▶ [Directive]: For this exercise, copy out each line of the material below that includes "diagram".

--- BEGIN ---

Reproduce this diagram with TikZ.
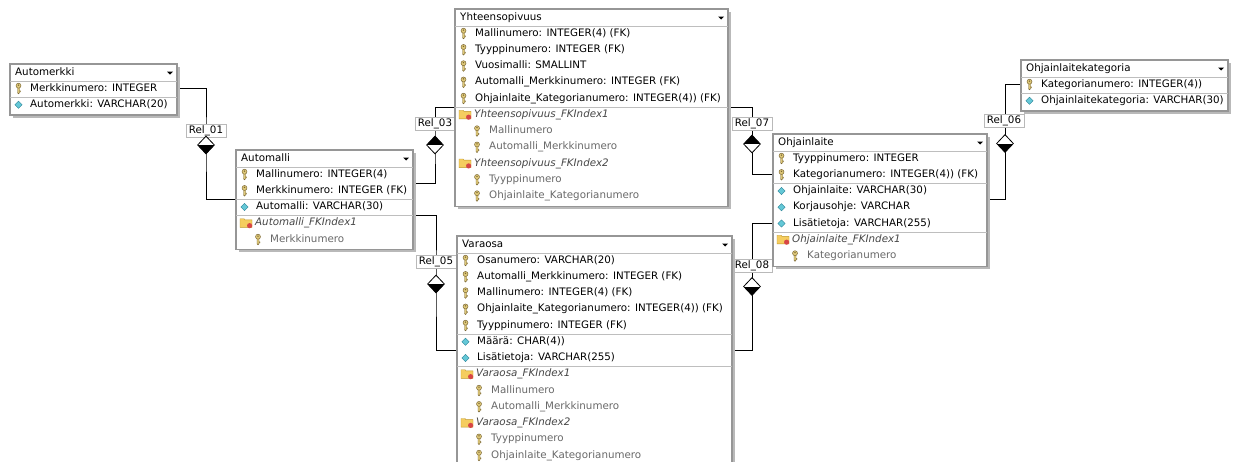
\documentclass[tikz,border=0pt]{standalone}
\usepackage{fontspec}
\setmainfont{DejaVu Sans}
\usetikzlibrary{shapes.geometric,fit,calc}
\pgfdeclarelayer{paper}
\pgfdeclarelayer{bg}
\pgfsetlayers{paper,bg,main}

\definecolor{boxedge}{RGB}{150,150,150}
\definecolor{boxshade}{RGB}{185,185,185}
\definecolor{sepline}{RGB}{190,190,190}
\definecolor{subtext}{RGB}{105,105,105}
\definecolor{idxtext}{RGB}{70,70,70}
\definecolor{relframe}{RGB}{185,185,185}
\definecolor{keyfill}{RGB}{222,200,120}
\definecolor{keyedge}{RGB}{120,100,50}
\definecolor{attrfill}{RGB}{100,200,215}
\definecolor{attredge}{RGB}{40,130,150}
\definecolor{folderfill}{RGB}{245,205,95}
\definecolor{folderedge}{RGB}{190,150,40}
\definecolor{dotred}{RGB}{215,70,70}

\newcommand{\tblfont}{\fontsize{10.3}{12.4}\selectfont}

\tikzset{
  x=1pt, y=-1pt,
  every node/.style={font=\tblfont},
  rowtext/.style={anchor=west, inner sep=0pt, text height=7.6pt, text depth=2.2pt},
  tblframe/.style={draw=boxedge, line width=1.4pt, fill=white, inner sep=0pt},
  relbox/.style={draw=relframe, fill=white, line width=0.6pt, inner xsep=3pt,
    inner ysep=1.8pt, text height=7.6pt, text depth=2.2pt},
  cardlow/.style={diamond, draw=black, line width=0.8pt, fill=white,
    minimum width=17pt, minimum height=18pt, inner sep=0pt,
    path picture={\fill[black] (path picture bounding box.west) rectangle (path picture bounding box.south east);}},
  cardhigh/.style={diamond, draw=black, line width=0.8pt, fill=white,
    minimum width=17pt, minimum height=18pt, inner sep=0pt,
    path picture={\fill[black] (path picture bounding box.north west) rectangle (path picture bounding box.east);}},
  conn/.style={draw=black, line width=0.9pt},
  keyic/.pic={
    \draw[keyedge, fill=keyfill, line width=0.45pt]
      (-1,-1) -- (-1,4.2) -- (0,5.3) -- (1,4.2) -- (1,3.4) -- (2,3.4) -- (2,2.4) -- (1,2.4) -- (1,-1) -- cycle;
    \draw[keyedge, fill=keyfill, line width=0.45pt] (0,-2.8) circle (2.5);
    \fill[keyedge] (0,-3.4) circle (0.8);
  },
  attric/.pic={
    \draw[attredge, fill=attrfill, line width=0.45pt] (0,-3.6) -- (3.6,0) -- (0,3.6) -- (-3.6,0) -- cycle;
  },
  folderic/.pic={
    \draw[folderedge, fill=folderfill, line width=0.45pt]
      (-6,-4.5) -- (-2,-4.5) -- (-1,-3.3) -- (6,-3.3) -- (6,4.2) -- (-6,4.2) -- cycle;
    \fill[dotred] (3.6,2.4) circle (2.6);
  },
}

% table frame: name, left, top, right, number of rows, title, separator positions
\newcommand{\erbox}[7]{%
  \gdef\curL{#2}\gdef\curT{#3}\gdef\curR{#4}%
  \pgfmathsetmacro\curB{#3+18.5+16.25*#5}%
  \fill[boxshade] ({#2+2.5},{#3+2.5}) rectangle ({#4+2.5},{\curB+2.5});
  \coordinate (#1-nw) at (#2,#3);
  \coordinate (#1-se) at (#4,\curB);
  \node[tblframe, fit=(#1-nw)(#1-se)] (#1) {};
  \node[rowtext] (#1-title) at ({#2+5},{#3+9}) {#6};
  \fill ({#4-10},{#3+7.5}) -- ({#4-4},{#3+7.5}) -- ({#4-7},{#3+10.5}) -- cycle;
  \draw[sepline, line width=0.8pt] (#2,{#3+17}) -- (#4,{#3+17});
  \foreach \k in {#7} {\draw[sepline, line width=0.8pt] (#2,{#3+17+16.25*(\k)}) -- (#4,{#3+17+16.25*(\k)});}
  \foreach \k in {1,...,#5} {\coordinate (#1-b\k) at (#2,{#3+17+16.25*\k});}
}
\newcommand{\keyrow}[3]{%
  \pgfmathsetmacro\ry{\curT+24.5+16.25*#2}%
  \pic at ({\curL+8.5},\ry) {keyic};
  \node[rowtext] (#1) at ({\curL+20},\ry) {#3};}
\newcommand{\attrrow}[3]{%
  \pgfmathsetmacro\ry{\curT+24.5+16.25*#2}%
  \pic at ({\curL+8.5},\ry) {attric};
  \node[rowtext] (#1) at ({\curL+20},\ry) {#3};}
\newcommand{\idxrow}[3]{%
  \pgfmathsetmacro\ry{\curT+24.5+16.25*#2}%
  \pic at ({\curL+10},\ry) {folderic};
  \node[rowtext, text=idxtext, font=\tblfont\itshape] (#1) at ({\curL+19},\ry) {#3};}
\newcommand{\subrow}[3]{%
  \pgfmathsetmacro\ry{\curT+24.5+16.25*#2}%
  \pic at ({\curL+22},\ry) {keyic};
  \node[rowtext, text=subtext] (#1) at ({\curL+34},\ry) {#3};}

\begin{document}
\begin{tikzpicture}
\useasboundingbox (0,0) rectangle (1233,461);
\begin{pgfonlayer}{paper}
\fill[white] (0,0) rectangle (1233,461);
\end{pgfonlayer}
\clip (0,0) rectangle (1233,461);

% relationship labels and cardinality diamonds
\node[relbox] (r01) at (206,131) {Rel\_01};
\node[cardlow] (d01) at (206,145) {};
\node[relbox] (r03) at (435,124) {Rel\_03};
\node[cardhigh] (d03) at (435,145) {};
\node[relbox] (r05) at (436,261.5) {Rel\_05};
\node[cardlow] (d05) at (436,284) {};
\node[relbox] (r07) at (752,123.5) {Rel\_07};
\node[cardhigh] (d07) at (752,144) {};
\node[relbox] (r06) at (1004,120.5) {Rel\_06};
\node[cardlow] (d06) at (1005,143.5) {};
\node[relbox] (r08) at (752,265.5) {Rel\_08};
\node[cardlow] (d08) at (752,286.5) {};

% Automerkki
\erbox{am}{10}{64}{177}{2}{Automerkki}{1}
\keyrow{am0}{0}{Merkkinumero: INTEGER}
\attrrow{am1}{1}{Automerkki: VARCHAR(20)}

% Automalli
\erbox{aml}{236}{150}{413}{5}{Automalli}{2,3}
\keyrow{aml0}{0}{Mallinumero: INTEGER(4)}
\keyrow{aml1}{1}{Merkkinumero: INTEGER (FK)}
\attrrow{aml2}{2}{Automalli: VARCHAR(30)}
\idxrow{aml3}{3}{Automalli\_FKIndex1}
\subrow{aml4}{4}{Merkkinumero}

% Yhteensopivuus
\erbox{yh}{455}{9}{728}{11}{Yhteensopivuus}{5}
\keyrow{yh0}{0}{Mallinumero: INTEGER(4) (FK)}
\keyrow{yh1}{1}{Tyyppinumero: INTEGER (FK)}
\keyrow{yh2}{2}{Vuosimalli: SMALLINT}
\keyrow{yh3}{3}{Automalli\_Merkkinumero: INTEGER (FK)}
\keyrow{yh4}{4}{Ohjainlaite\_Kategorianumero: INTEGER(4)) (FK)}
\idxrow{yh5}{5}{Yhteensopivuus\_FKIndex1}
\subrow{yh6}{6}{Mallinumero}
\subrow{yh7}{7}{Automalli\_Merkkinumero}
\idxrow{yh8}{8}{Yhteensopivuus\_FKIndex2}
\subrow{yh9}{9}{Tyyppinumero}
\subrow{yh10}{10}{Ohjainlaite\_Kategorianumero}

% Varaosa
\erbox{vo}{457}{236}{732}{13}{Varaosa}{5,7}
\keyrow{vo0}{0}{Osanumero: VARCHAR(20)}
\keyrow{vo1}{1}{Automalli\_Merkkinumero: INTEGER (FK)}
\keyrow{vo2}{2}{Mallinumero: INTEGER(4) (FK)}
\keyrow{vo3}{3}{Ohjainlaite\_Kategorianumero: INTEGER(4)) (FK)}
\keyrow{vo4}{4}{Tyyppinumero: INTEGER (FK)}
\attrrow{vo5}{5}{Määrä: CHAR(4))}
\attrrow{vo6}{6}{Lisätietoja: VARCHAR(255)}
\idxrow{vo7}{7}{Varaosa\_FKIndex1}
\subrow{vo8}{8}{Mallinumero}
\subrow{vo9}{9}{Automalli\_Merkkinumero}
\idxrow{vo10}{10}{Varaosa\_FKIndex2}
\subrow{vo11}{11}{Tyyppinumero}
\subrow{vo12}{12}{Ohjainlaite\_Kategorianumero}

% Ohjainlaite
\erbox{oh}{773}{134}{987}{7}{Ohjainlaite}{2,5}
\keyrow{oh0}{0}{Tyyppinumero: INTEGER}
\keyrow{oh1}{1}{Kategorianumero: INTEGER(4)) (FK)}
\attrrow{oh2}{2}{Ohjainlaite: VARCHAR(30)}
\attrrow{oh3}{3}{Korjausohje: VARCHAR}
\attrrow{oh4}{4}{Lisätietoja: VARCHAR(255)}
\idxrow{oh5}{5}{Ohjainlaite\_FKIndex1}
\subrow{oh6}{6}{Kategorianumero}

% Ohjainlaitekategoria
\erbox{ok}{1021}{60}{1228}{2}{Ohjainlaitekategoria}{1}
\keyrow{ok0}{0}{Kategorianumero: INTEGER(4))}
\attrrow{ok1}{1}{Ohjainlaitekategoria: VARCHAR(30)}

% relationship lines
\begin{pgfonlayer}{bg}
\draw[conn] (am.east |- am0) -| (d01.center) |- (aml.west |- aml-b2);
\draw[conn] (aml.east |- aml-b1) -| (d03.center) |- (yh.west |- yh-b5);
\draw[conn] (aml.east |- aml-b3) -| (d05.center) |- (vo.west |- vo-b6);
\draw[conn] (yh.east |- yh-b5) -| (d07.center) |- (oh.west |- oh1);
\draw[conn] (ok.west |- ok0) -| (d06.center) |- (oh.east |- oh-b3);
\draw[conn] (oh.west |- oh4) -| (d08.center) |- (vo.east |- vo-b6);
\end{pgfonlayer}
\end{tikzpicture}
\end{document}
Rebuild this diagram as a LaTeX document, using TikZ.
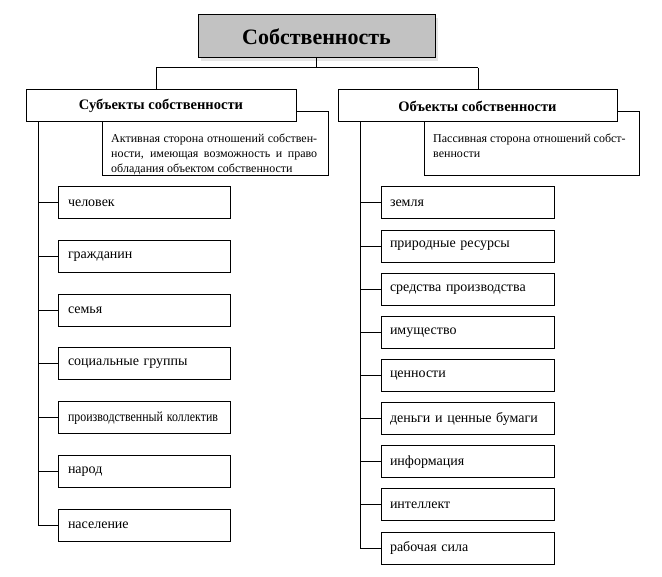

--- END ---

▶ [Result of the exercise]:
Reproduce this diagram with TikZ.
Rebuild this diagram as a LaTeX document, using TikZ.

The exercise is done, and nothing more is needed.